En plus des supers vilains qui gravitent autour de lui, Batman à des super copains. On sait qu’il peut combattre en duo au côté de Superman, qu’il a de relation très fluctuante avec Catwoman et surtout qu’il fait équipe avec son grand copain Robin. On retrouve dans Batman les grands classiques de l’homosexualité non assumée.
D’abord le truc qui ne trompe personne c’est quand on est riche, bien foutu et célibataire, passé 35 ans votre probabilité d’être gay dépasse rapidement les 50%.
Ensuite ces femmes qui lui tournent autour sans aucune conclusion semblent aussi nous renvoyer à ce besoin étrange de justifier une hétérosexualité qui semble cruellement manquer d’authenticité. 
Si le coming out s’apparente à sortir du placard, Batman a un placard de choix : sa cave. Alors que de nombreux  super héros ont vite fait de déchirer leur costume pour faire apparaître leur vraie identité de super héros qui leur colle à la peau. On est loin de tout cela avec Batman qui doit toujours descendre dans sa cave pour se transformer en ce qu’il aimerait être sans l’avouer, un homme grand, fort, musclé et dominateur. Tout cela il le retrouve dans son habit de latex et ses multiples véhicules évoquant une virilité débridée. Batman est tout sauf un séducteur, il ne s’aime pas, et ne sait donc pas séduire. Le monde féminin de la séduction réciproque assumé lui est inconnu. Il ne connaît qu’un moyen d’interagir avec les autres la domination ou la soumission. Ainsi Batman nous tire dans un univers forcément sadomaso, où finalement les femmes à l’instar de Catwoman deviennent des maitresses dominatrices à grandes griffes et long fouet. Tout devient noir et ridiculement sadique.

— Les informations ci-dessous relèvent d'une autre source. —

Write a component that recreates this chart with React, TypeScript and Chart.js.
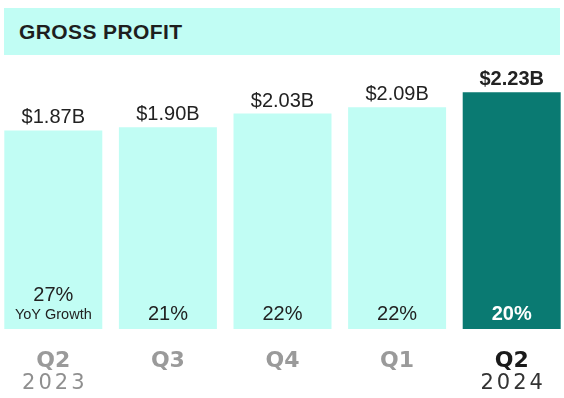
import React, { useEffect, useRef } from "react";
import { Chart, registerables } from "chart.js";

Chart.register(...registerables);

const quarters = ["Q2", "Q3", "Q4", "Q1", "Q2"];
const years = ["2023", "", "", "", "2024"];
const grossProfit = [1.87, 1.9, 2.03, 2.09, 2.23];
const yoyGrowth = [27, 21, 22, 22, 20];
const highlightIndex = 4;

const LIGHT = "#C1FDF4";
const DARK = "#0A7A72";

export default function App() {
  const ref = useRef<HTMLCanvasElement | null>(null);

  useEffect(() => {
    if (!ref.current) return;
    const labelPlugin = {
      id: "labels",
      afterDatasetsDraw(chart: any) {
        const ctx = chart.ctx;
        const meta = chart.getDatasetMeta(0);
        ctx.save();
        ctx.textAlign = "center";
        ctx.textBaseline = "alphabetic";
        meta.data.forEach((bar: any, i: number) => {
          const hi = i === highlightIndex;
          ctx.fillStyle = "#222222";
          ctx.font = (hi ? "bold " : "") + "20px 'Liberation Sans', Arial, sans-serif";
          ctx.fillText("$" + grossProfit[i].toFixed(2) + "B", bar.x, bar.y - 7);
          ctx.fillStyle = hi ? "#ffffff" : "#222222";
          ctx.font = (hi ? "bold " : "") + "20px 'Liberation Sans', Arial, sans-serif";
          if (i === 0) {
            ctx.fillText(yoyGrowth[i] + "%", bar.x, bar.base - 28);
            ctx.font = "14.5px 'Liberation Sans', Arial, sans-serif";
            ctx.fillText("YoY Growth", bar.x, bar.base - 10);
          } else {
            ctx.fillText(yoyGrowth[i] + "%", bar.x, bar.base - 9);
          }
        });
        // year line below the quarter ticks
        const xs = chart.scales.x;
        ctx.font = "21px 'DejaVu Sans', sans-serif";
        (ctx as any).letterSpacing = "3px";
        years.forEach((y, i) => {
          if (!y) return;
          ctx.fillStyle = i === highlightIndex ? "#333333" : "#8f8f8f";
          ctx.fillText(y, xs.getPixelForValue(i) + 1.5, 389);
        });
        ctx.restore();
      },
    };

    const chart = new Chart(ref.current, {
      type: "bar",
      data: {
        labels: quarters,
        datasets: [
          {
            data: grossProfit,
            backgroundColor: grossProfit.map((_, i) => (i === highlightIndex ? DARK : LIGHT)),
            borderWidth: 0,
            barPercentage: 0.855,
            categoryPercentage: 1,
          },
        ],
      },
      options: {
        animation: false,
        responsive: true,
        maintainAspectRatio: false,
        layout: { padding: { top: 53, left: 0, right: 0, bottom: 0 } },
        plugins: { legend: { display: false }, tooltip: { enabled: false }, title: { display: false } },
        scales: {
          x: {
            grid: { display: false },
            border: { display: false },
            ticks: {
              padding: 11,
              font: { family: "'DejaVu Sans', sans-serif", size: 22, weight: "bold" },
              color: (c: any) => (c.index === highlightIndex ? "#1a1a1a" : "#9a9a9a"),
            },
            afterFit: (axis: any) => {
              axis.height = 69;
            },
          },
          y: { display: false, min: 0, max: 2.6 },
        },
      },
      plugins: [labelPlugin],
    });
    return () => chart.destroy();
  }, []);

  return (
    <div style={{ position: "fixed", left: 0, top: 0, width: 564, height: 398, overflow: "hidden", background: "#fff" }}>
      <div
        style={{
          position: "absolute",
          left: 4,
          top: 8,
          width: 556,
          height: 47,
          background: LIGHT,
          fontFamily: "'Liberation Sans', Arial, sans-serif",
          fontWeight: "bold",
          fontSize: 21,
          letterSpacing: 0.4,
          color: "#1e1e1e",
          lineHeight: "47px",
          paddingLeft: 15,
          boxSizing: "border-box",
        }}
      >
        GROSS PROFIT
      </div>
      <div style={{ position: "absolute", left: -4, top: 0, width: 573, height: 398 }}>
        <canvas ref={ref} />
      </div>
    </div>
  );
}
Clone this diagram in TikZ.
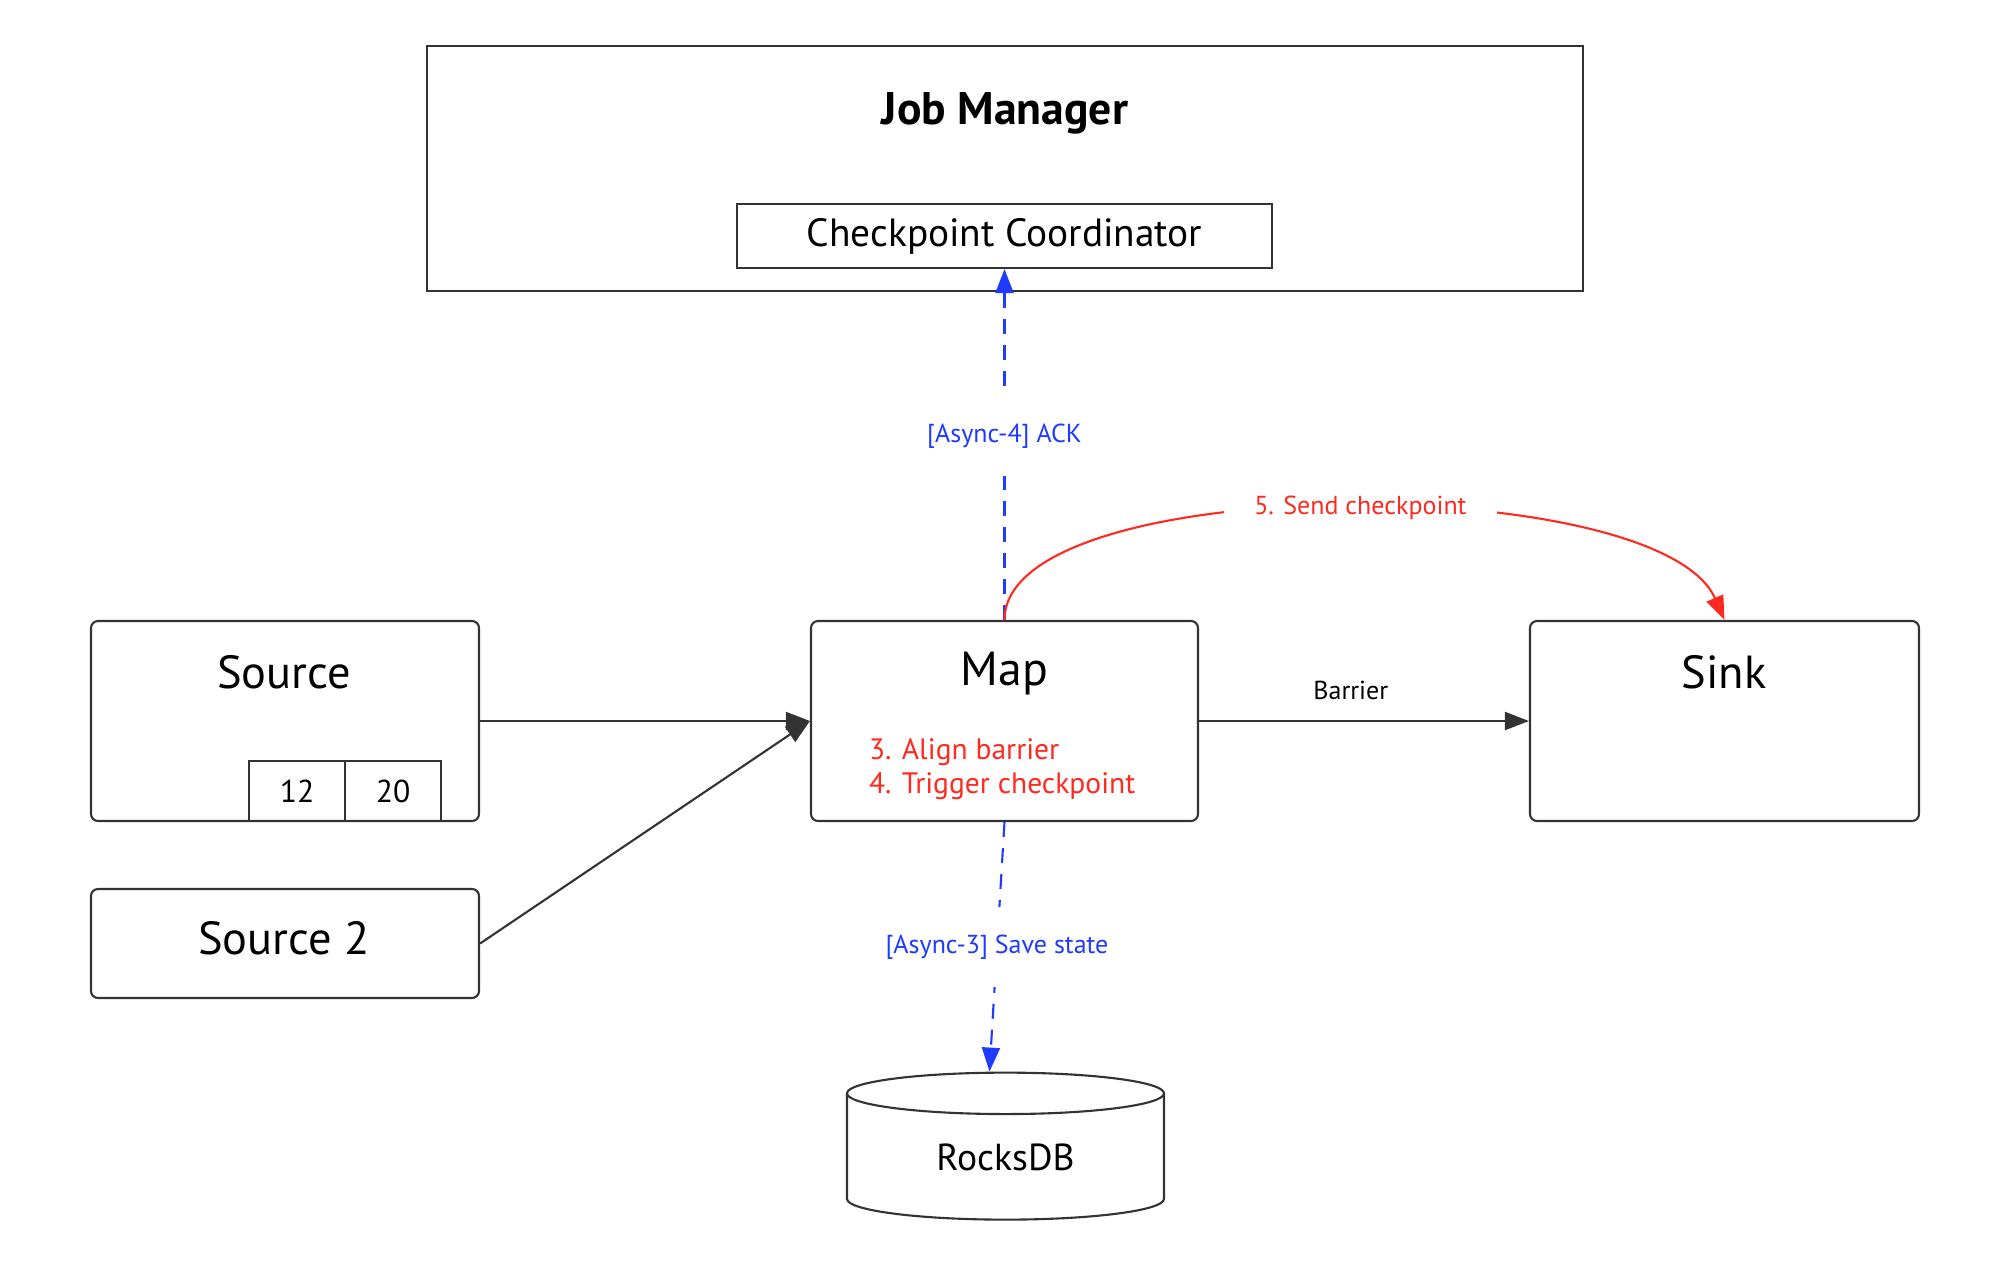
\documentclass[tikz,border=0pt]{standalone}
\usepackage{fontspec}
\setmainfont{PT Sans}
\usetikzlibrary{arrows.meta,shapes.geometric}

\definecolor{linegray}{HTML}{333333}
\definecolor{ackblue}{HTML}{1F3BFF}
\definecolor{stepred}{HTML}{FF2A1F}

\tikzset{
  opbox/.style={draw=linegray,rounded corners=0.07cm,inner sep=0},
  flatbox/.style={draw=linegray,inner sep=0},
  boxtitle/.style={anchor=base,font=\fontsize{13.2}{15}\selectfont},
  edgelabel/.style={fill=white,inner xsep=0.3cm,inner ysep=0.28cm,font=\fontsize{7.4}{8}\selectfont},
  flow/.style={draw=linegray,->},
  async/.style={draw=ackblue,->,dash pattern=on 0.15cm off 0.11cm},
}

\begin{document}
\begin{tikzpicture}[>={Triangle[length=0.24cm,width=0.18cm]},line width=0.6pt]
  \useasboundingbox (0,0) rectangle (19.99,-12.60);
  % Job Manager
  \node[flatbox,minimum width=11.56cm,minimum height=2.45cm] (jm) at (10.05,-1.685) {};
  \node[anchor=base,font=\bfseries\fontsize{13}{15}\selectfont] (jmtitle) at (10.05,-1.24) {Job Manager};
  \node[flatbox,minimum width=5.35cm,minimum height=0.64cm,font=\fontsize{11.2}{13}\selectfont] (cc) at (10.045,-2.36) {Checkpoint Coordinator};
  % Operatoren
  \node[opbox,minimum width=3.88cm,minimum height=2cm] (src) at (2.85,-7.21) {};
  \node[boxtitle] (srctitle) at (2.84,-6.88) {Source};
  \node[flatbox,minimum width=0.96cm,minimum height=0.6cm,font=\fontsize{9}{10}\selectfont] (c12) at (2.97,-7.91) {12};
  \node[flatbox,minimum width=0.96cm,minimum height=0.6cm,font=\fontsize{9}{10}\selectfont] (c20) at (3.93,-7.91) {20};
  \node[opbox,minimum width=3.88cm,minimum height=1.09cm] (src2) at (2.85,-9.435) {};
  \node[boxtitle] (src2title) at (2.84,-9.54) {Source 2};
  \node[opbox,minimum width=3.87cm,minimum height=2cm] (map) at (10.045,-7.21) {};
  \node[boxtitle,font=\fontsize{13.6}{15}\selectfont] (maptitle) at (10.045,-6.85) {Map};
  \node[anchor=north west,align=left,inner sep=0,text=stepred,font=\fontsize{8.4}{0.345cm}\selectfont] (mapsteps) at (8.68,-7.37) {3. Align barrier\\4. Trigger checkpoint};
  \node[opbox,minimum width=3.89cm,minimum height=2cm] (sink) at (17.245,-7.21) {};
  \node[boxtitle] (sinktitle) at (17.24,-6.88) {Sink};
  % State Backend
  \node[draw=linegray,cylinder,shape border rotate=90,shape aspect=0.3,minimum width=3.17cm,minimum height=1.47cm,inner sep=0,font=\fontsize{10.7}{12}\selectfont] (db) at (10.055,-11.57) {RocksDB};
  % Verbindungen
  \draw[flow] (src.east) -- (map.west);
  \draw[flow] (src2.east) -- (map.west);
  \draw[flow] (map.east) -- node[pos=0.46,above=0.08cm,font=\fontsize{7.4}{8}\selectfont] (barrier) {Barrier} (sink.west);
  \draw[async] (map.north) -- node[edgelabel,pos=0.524,text=ackblue] (ack) {[Async-4] ACK} (cc.south);
  \draw[async] (map.south) -- node[edgelabel,pos=0.5,text=ackblue] (save) {[Async-3] Save state} ([xshift=-0.16cm]db.north);
  \draw[draw=stepred,->] (map.north) .. controls +(0,1.5) and +(-0.66,1.5) .. node[edgelabel,pos=0.52,text=stepred] (send) {5. Send checkpoint} (sink.north);
\end{tikzpicture}
\end{document}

Tout l’enjeu du coming out gay pour les hommes est de réussir le passage de la domination à la séduction sans se renier. Batman n’y arrive pas car séduire ce n’est plus prouver que l’on est le plus fort, mais accepter avec plaisir sa faiblesse face à l’autre. Batman pourrait être gay et bien dans sa peau, mais il est empêtré dans ses rêves de domination qui l’enferment dans une cave d’où il veut tout voir sans être vu. Sa relation avec Robin ne peut pas durer, puisque Robin incarne ce qu’il refoule, une relation assumée avec un homme. Dommage ça faisait quand même un beau couple.